Resûlullah’a iman etmiş ve bu uğurda birçok sıkıntıya katlanmış bahtiyar kadınlardan biri de Ümmü Şerik’ti (r.anha). Bütün sıkıntılara rağmen inancında sebat eden, Allah’a teslimiyet ve tevekkülden ayrılmayan bu mübarek kadın, birkaç defa Cenâb-ı Hakk’ın lütuf ve ikramına nail olmuştu. Hicret esnasında onun şöyle bir kerametine şahit oluyoruz:
Ümmü Şerik (r.anha), kendisiyle birlikte hicret edecek bir arkadaş bulamamıştı. Medine’ye giden bir Yahudi ailesine katıldı. Yolculuk esnasında suyu tükendi. Yahudi ailenin yanında su vardı. Fakat Yahudi, Ümmü Şerik’e, dininden dönmedikçe su vermeyeceğini söyledi. Hanımını da, “Ona su verirsen fena yaparım!” diye tehdit etti.
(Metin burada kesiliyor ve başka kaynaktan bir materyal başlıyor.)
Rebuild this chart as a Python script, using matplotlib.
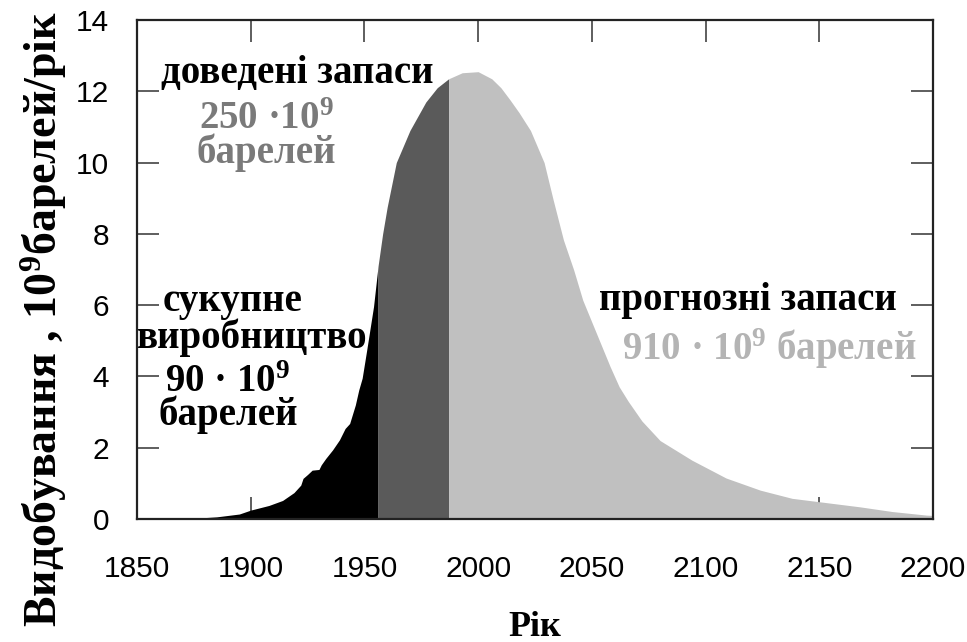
import numpy as np
import matplotlib.pyplot as plt

plt.rcParams['mathtext.fontset'] = 'custom'
plt.rcParams['mathtext.rm'] = 'Liberation Serif:bold'
plt.rcParams['mathtext.it'] = 'Liberation Serif:bold'
plt.rcParams['mathtext.bf'] = 'Liberation Serif:bold'

# ---------- data ----------
years = np.array([1850, 1865, 1875, 1885, 1895, 1900, 1908, 1914, 1919, 1922,
                  1923, 1925, 1927, 1930, 1931, 1933, 1936, 1939, 1941.5, 1943.5,
                  1946, 1947.5, 1949, 1951, 1954, 1956, 1958, 1960, 1964, 1970,
                  1977, 1982, 1987, 1993, 2000, 2006, 2010, 2014, 2018, 2023,
                  2029, 2033, 2037.5, 2042, 2046, 2052, 2058, 2062, 2066, 2072,
                  2080, 2094, 2109, 2124, 2138, 2153, 2168, 2182, 2197, 2200])
output = np.array([0.0, 0.0, 0.02, 0.06, 0.14, 0.25, 0.38, 0.52, 0.74, 0.95,
                   1.14, 1.25, 1.37, 1.39, 1.52, 1.70, 1.94, 2.22, 2.54, 2.68,
                   3.20, 3.62, 3.95, 4.74, 5.96, 7.10, 8.00, 8.75, 10.0, 10.9,
                   11.7, 12.1, 12.35, 12.52, 12.55, 12.35, 12.1, 11.76, 11.4, 10.9,
                   10.0, 8.95, 7.83, 6.99, 6.14, 5.21, 4.28, 3.71, 3.30, 2.75,
                   2.20, 1.65, 1.15, 0.81, 0.58, 0.46, 0.34, 0.21, 0.11, 0.10])

produced_until = 1956
proved_until = 1987

serif = 'Liberation Serif'

fig = plt.figure(figsize=(9.67, 6.42), dpi=100)
ax = fig.add_axes([137/967, 1 - 519/642, 796/967, 499/642])

m1 = years <= produced_until
m2 = (years >= produced_until) & (years <= proved_until)
m3 = years >= proved_until
ax.fill_between(years[m1], 0, output[m1], color='black', lw=0)
ax.fill_between(years[m2], 0, output[m2], color='#5a5a5a', lw=0)
ax.fill_between(years[m3], 0, output[m3], color='#c0c0c0', lw=0)

ax.set_xlim(1850, 2200)
ax.set_ylim(0, 14)
ax.set_xticks(np.arange(1850, 2201, 50))
ax.set_yticks(np.arange(0, 15, 2))
ax.set_axisbelow(True)
ax.tick_params(direction='in', length=16, width=1.1, top=True, right=True,
               labelsize=21.5, color='#333333')
ax.tick_params(axis='x', pad=26)
ax.tick_params(axis='y', pad=20)
for lab in ax.get_xticklabels() + ax.get_yticklabels():
    lab.set_fontfamily('Liberation Sans')
for sp in ax.spines.values():
    sp.set_linewidth(1.6)
    sp.set_color('#222222')

ax.set_xlabel('Рік', fontfamily=serif, fontweight='bold', fontsize=26, labelpad=20)
ax.set_ylabel('Видобування , 10$^9$барелей/рік', fontfamily=serif,
              fontweight='bold', fontsize=33)
ax.yaxis.set_label_coords(-0.086, 0.40)

big = dict(fontfamily=serif, fontweight='bold', fontsize=28, ha='center', va='baseline')
ax.text(1920.4, 12.23, 'доведені запаси', color='black', **big)
ax.text(1906.7, 10.94, '250 ·10$^9$', color='#7a7a7a', **big)
ax.text(1906.7, 9.99, 'барелей', color='#7a7a7a', **big)

ax.text(1891.8, 5.84, 'сукупне', color='black', **big)
ax.text(1900.8, 4.80, 'виробництво', color='black', **big)
ax.text(1890.0, 3.56, '90 · 10$^9$', color='black', **big)
ax.text(1890.0, 2.64, 'барелей', color='black', **big)

ax.text(2118.4, 5.86, 'прогнозні запаси', color='black', **big)
ax.text(2127.9, 4.46, '910 · 10$^9$ барелей', color='#b4b4b4', **big)

fig.savefig('out.png', dpi=100)
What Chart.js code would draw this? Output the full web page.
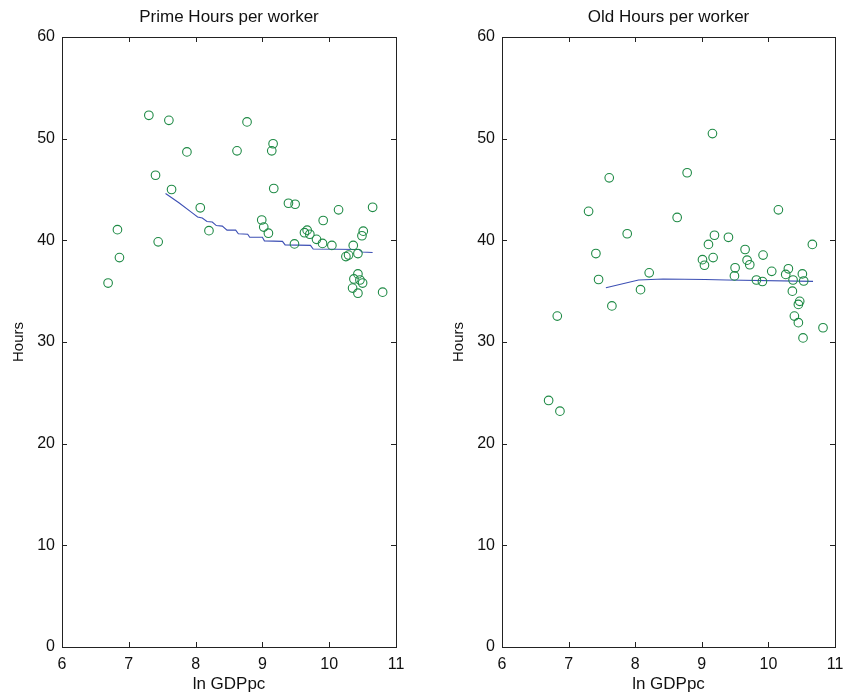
<!DOCTYPE html>
<html>
<head>
<meta charset="utf-8">
<script src="https://cdn.jsdelivr.net/npm/chart.js@4.4.1/dist/chart.umd.min.js"></script>
<style>
  html, body { margin: 0; padding: 0; background: #fff; }
  #wrap { position: relative; width: 847px; height: 696px; overflow: hidden; }
  canvas { position: absolute; top: 0; }
  #c1 { left: 0; }
  #c2 { left: 440px; }
</style>
</head>
<body>
<div id="wrap">
  <canvas id="c1" width="423" height="696"></canvas>
  <canvas id="c2" width="407" height="696"></canvas>
</div>
<script>
// Prime-age workers: ln GDP per capita vs. hours per worker
const primeX = [7.30, 7.60, 8.77, 9.16, 9.14, 7.87, 8.62, 7.40, 7.64, 9.17, 9.39, 9.49, 10.65, 10.14, 8.07,
  9.91, 8.99, 9.02, 9.09, 8.20, 6.83, 9.63, 9.67, 9.71, 9.81, 9.90, 10.04, 9.48, 10.51, 10.49,
  10.36, 10.43, 10.29, 10.25, 7.44, 6.86, 6.69, 10.43, 10.37, 10.46, 10.50, 10.35, 10.43, 10.80];
const primeY = [52.3, 51.8, 51.65, 49.5, 48.8, 48.7, 48.8, 46.4, 45.0, 45.1, 43.65, 43.55, 43.25, 43.0, 43.2,
  41.95, 42.0, 41.3, 40.7, 40.95, 41.05, 40.75, 41.0, 40.6, 40.1, 39.7, 39.5, 39.65, 40.9, 40.45,
  39.5, 38.7, 38.55, 38.4, 39.85, 38.3, 35.8, 36.7, 36.2, 36.1, 35.8, 35.3, 34.8, 34.9];
// Smoothed fit (stepped)
const primeFitX = [7.55, 7.75, 7.95, 8.03, 8.10, 8.17, 8.25, 8.31, 8.40, 8.47, 8.60, 8.64, 8.78, 8.81,
  9.00, 9.03, 9.30, 9.34, 9.72, 9.76, 10.45, 10.49, 10.65];
const primeFitY = [44.6, 43.7, 42.7, 42.3, 42.2, 41.85, 41.8, 41.45, 41.4, 41.0, 41.0, 40.65, 40.6, 40.3,
  40.3, 39.95, 39.9, 39.55, 39.5, 39.15, 39.1, 38.85, 38.8];

// Older workers
const oldX = [9.16, 8.78, 7.61, 7.30, 10.15, 8.63, 7.88, 9.19, 9.40, 9.10, 10.66, 9.65, 7.41, 9.01, 9.17,
  9.04, 9.92, 9.68, 9.72, 9.50, 9.49, 10.05, 10.30, 10.26, 10.51, 8.21, 7.45, 9.82, 9.91, 10.37,
  10.53, 8.08, 10.36, 10.47, 10.45, 7.65, 10.39, 6.83, 10.45, 10.82, 10.52, 6.70, 6.87];
const oldY = [50.5, 46.65, 46.15, 42.85, 43.0, 42.25, 40.65, 40.5, 40.3, 39.6, 39.6, 39.1, 38.7, 38.1, 38.3,
  37.55, 38.55, 38.05, 37.6, 37.3, 36.5, 36.95, 37.2, 36.65, 36.7, 36.8, 36.15, 36.1, 35.95, 36.1,
  36.0, 35.15, 35.0, 34.0, 33.7, 33.55, 32.55, 32.55, 31.9, 31.4, 30.4, 24.25, 23.2];
const oldFitX = [7.56, 8.05, 8.42, 9.05, 9.37, 10.67];
const oldFitY = [35.33, 36.1, 36.2, 36.15, 36.1, 35.96];

const xTicks = [6, 7, 8, 9, 10, 11];
const yTicks = [0, 10, 20, 30, 40, 50, 60];
const titles = ['Prime Hours per worker', 'Old Hours per worker'];
const xLabel = 'ln GDPpc';
const yLabel = 'Hours';

const FONT = 'Liberation Sans, Arial, Helvetica, sans-serif';
const AXIS = '#222';
const GREEN = '#1e8a45';
const BLUE = '#3c4fb4';

const zip = (xs, ys) => xs.map((x, i) => ({ x, y: ys[i] }));

// Box around the plot, inward ticks on all four sides, and the panel title
const framePlugin = {
  id: 'frame',
  afterDraw(chart, args, opts) {
    const { ctx, chartArea: a, scales } = chart;
    ctx.save();
    ctx.strokeStyle = AXIS;
    ctx.lineWidth = 1;
    ctx.strokeRect(Math.round(a.left) + 0.5, Math.round(a.top) + 0.5,
      Math.round(a.right - a.left), Math.round(a.bottom - a.top));
    const len = 5;
    ctx.beginPath();
    xTicks.forEach(v => {
      const px = Math.round(scales.x.getPixelForValue(v)) + 0.5;
      ctx.moveTo(px, a.bottom); ctx.lineTo(px, a.bottom - len);
      ctx.moveTo(px, a.top); ctx.lineTo(px, a.top + len);
    });
    yTicks.forEach(v => {
      const py = Math.round(scales.y.getPixelForValue(v)) + 0.5;
      ctx.moveTo(a.left, py); ctx.lineTo(a.left + len, py);
      ctx.moveTo(a.right, py); ctx.lineTo(a.right - len, py);
    });
    ctx.stroke();
    ctx.fillStyle = '#111';
    ctx.font = '17px ' + FONT;
    ctx.textAlign = 'center';
    ctx.textBaseline = 'middle';
    ctx.fillText(opts.text, (a.left + a.right) / 2, 17);
    ctx.restore();
  }
};

function makeChart(id, title, ptsX, ptsY, fitX, fitY, padRight) {
  return new Chart(document.getElementById(id), {
    type: 'scatter',
    data: {
      datasets: [
        {
          data: zip(ptsX, ptsY),
          showLine: false,
          pointStyle: 'circle',
          pointRadius: 4.3,
          pointHoverRadius: 4.3,
          pointBorderWidth: 1.1,
          pointBorderColor: GREEN,
          pointBackgroundColor: 'rgba(0,0,0,0)'
        },
        {
          data: zip(fitX, fitY),
          showLine: true,
          borderColor: BLUE,
          borderWidth: 1.1,
          pointRadius: 0,
          tension: 0
        }
      ]
    },
    options: {
      responsive: false,
      animation: false,
      events: [],
      layout: { padding: { top: 37, right: padRight, left: 0, bottom: 0 } },
      plugins: {
        legend: { display: false },
        tooltip: { enabled: false },
        frame: { text: title }
      },
      scales: {
        x: {
          type: 'linear',
          min: 6, max: 11,
          afterBuildTicks: s => { s.ticks = xTicks.map(v => ({ value: v })); },
          afterFit: s => { s.height = 49; s.paddingLeft = 0; s.paddingRight = 0; },
          grid: { display: false, drawTicks: false },
          border: { display: false },
          ticks: { color: '#111', font: { family: FONT, size: 16 }, padding: 8, maxRotation: 0 },
          title: { display: true, text: xLabel, color: '#111', font: { family: FONT, size: 17 }, padding: { top: 0, bottom: 1 } }
        },
        y: {
          type: 'linear',
          min: 0, max: 60,
          afterBuildTicks: s => { s.ticks = yTicks.map(v => ({ value: v })); },
          afterFit: s => { s.width = 62; s.paddingTop = 0; s.paddingBottom = 0; },
          grid: { display: false, drawTicks: false },
          border: { display: false },
          ticks: { color: '#111', font: { family: FONT, size: 16 }, padding: 7 },
          title: { display: true, text: yLabel, color: '#111', font: { family: FONT, size: 15 }, padding: { top: 10, bottom: 0 } }
        }
      }
    },
    plugins: [framePlugin]
  });
}

makeChart('c1', titles[0], primeX, primeY, primeFitX, primeFitY, 27);
makeChart('c2', titles[1], oldX, oldY, oldFitX, oldFitY, 12);
</script>
</body>
</html>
Hava çok sıcaktı. Güneş âdeta kavuruyordu. Bu şartlarda susuz olarak yolculuk yapmak Ümmü Şerik’i (r.anha) iyice hâlsiz düşürmüştü. Zorlukla yürüyor, zorlukla konuşabiliyordu. Bu durum Yahudi’yi ümitlendiriyor, Ümmü Şerik’in biraz sonra dininden döneceğini tahmin ediyordu. Fakat Ümmü Şerik imanın tadını almıştı bir kere. Dünyayı ahirete hiçbir zaman tercih etmeyecek kadar kuvvetli bir imana sahipti. Cenâb-ı Hakk’ın mutlaka bir yerden yardım göndereceğine de inancı sonsuzdu.
Nitekim geceleyin, Allah’a olan teslimiyetinin peşin mükâfatını gördü. Herkesin uyuduğu bir sırada göğsünün üzerine bir miktar suyun konduğunu hissetti. Aldı, içti. Suya kanmıştı. Biraz sonra yol arkadaşlarını uyandırmak için seslendi. Yahudi onun gür sesini işitince, “Ben su içmiş birinin sesini duyuyorum!” dedi. Şaşırmıştı. Hanımını sıkıştırdı. Kızdı, bağırdı. Ümmü Şerik suyu hanımının vermediğini söyledi. Cenâb-ı Hakk’ın lütfuna mazhar olduğunu bildirdi. Yahudi, inanmıştı. Gördüğü bu keramet karşısında Kelime-i Şehadet getirerek Müslüman oldu. Böylece Ümmü Şerik (r.anha) hem dininde sebat etmiş, hem de kendisini Yahudi olmaya zorlayan birinin Müslüman olmasına sebep olmuştu. Ayrıca Cenâb-ı Hakk’ın ihsanını kazanmıştı.
Ümmü Şerik (r.anha) imkânı nispetinde Resûlullah’a (a.s.m.) bir şeyler ikram etmekten geri durmazdı. Resûlullah’ı kendi nefsine tercih ederdi. Bir defasında kendisi yememiş, Resûlullah için bir miktar yağ biriktirmişti. Hizmetçisini çağırdı, yağı Resûlullah’a götürmesini istedi. Hizmetçi denileni yaptı. Peygamberimiz, Ümmü Şerik’in (r.anha) bu ikramından hoşnut oldu. Hizmetçiye, yağ tulumunun ağzını bağlamamasını tembih etti. O da tulumu eve götürüp bir yere astı. Ümmü Şerik içeri girdiğinde gözüne yağ tulumu ilişti. Tulum yağ ile doluydu. Hizmetçiyi çağırdı, “Ben sana, bu yağı Resûlullah’a götür, dememiş miydim?!” diye çıkıştı. Hizmetçi, kendisinin tulumu götürdüğünü, onun şimdi yağ ile dolu olmasından bir şey anlamadığını söyledi. Birlikte Resûlullah’a gittiler. Peygamberimiz (a.s.m.) bunun Allah’ın bir lütfu olduğunu söyledi. Tulumun ağzını bağlamamalarını tembihledi. Ümmü Şerik sevinçle oradan ayrıldı. Bu, Resûlullah’a olan muhabbetinin peşin mükâfatıydı.[1]
[1]Tabakât, 8: 154-157; Hayâtü’s-Sahâbe, 3: 466.